Data Mesh course material question

I’ve gone through the great data mesh material.

There is a paragraph on the Data Available Everywhere, Self-Service / A global mesh part which I don’t understand:

“While the data product can send data to or receive data from the mesh, if it’s playing the role of a destination port, it typically can’t use the underlying Kafka implementation, since that sits under central control. Instead, it should use its own Kafka instance.”

Why can’t the underlying Kafka implementation be used? “Sits under central control” is not very clear to me.

2 Likes

Great question, Natan! I think as a community we are still working this stuff out, so let me think out loud a bit.

I have seen some discussion of the tension between centralization and decentralization in Data Mesh. Clearly decentralization is a key priority, but I think we should see this as decentralization of product ownership, not necessarily infrastructure. (NB: not everyone agrees on this point!) Teams have to own the schema of the analytics products they create, but those products have to be published in some way that is, subject to governance, globally accessible.

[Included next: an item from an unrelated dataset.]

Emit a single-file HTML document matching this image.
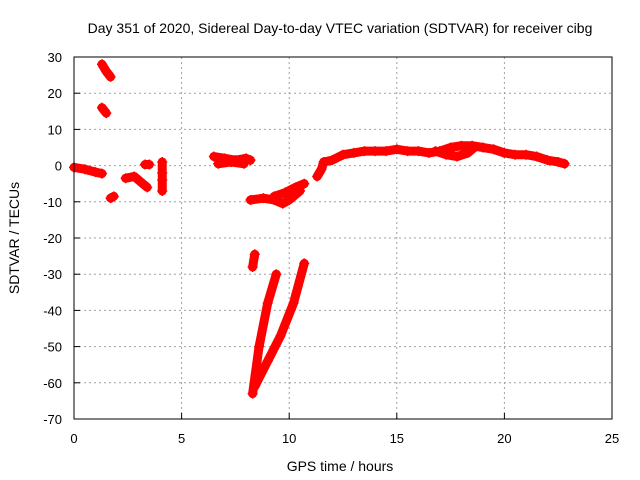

This could be a database, some species of HTTP interface, or as we generally assume 'round these parts, a Kafka topic.

This leads me to resolve the centralization tension as follows: infrastructure can still be centralized (an IP network over which I can make HTTP calls, a database that will let me connect to it, a topic in a shared Kafka cluster), but ownership of data products must be decentralized. No central data team gets to tell me what my data outputs look like, but I still have to put them somewhere accessible, and—I think this is finally getting close to the heart of your question—I still need to document their schema in some centralized repository.

Having said all that, I’m still not sure I’ve answered your question. Push me a bit if not. :slight_smile:

2 Likes

Good question. It could actually be a bit clearer adding the bolded text:
“While the data product can send data to or receive data from the mesh, if it’s using a stream processing application to play the role of a destination port, it typically can’t use the underlying Kafka implementation, since that sits under central control. Instead, it should use its own Kafka instance.”

Streaming data into MongoDB or something wouldn’t require a separate Kafka. With stream processing applications you typically want a Kafka instance that is under your control so you can manage your release lifecycle independent of the central cluster.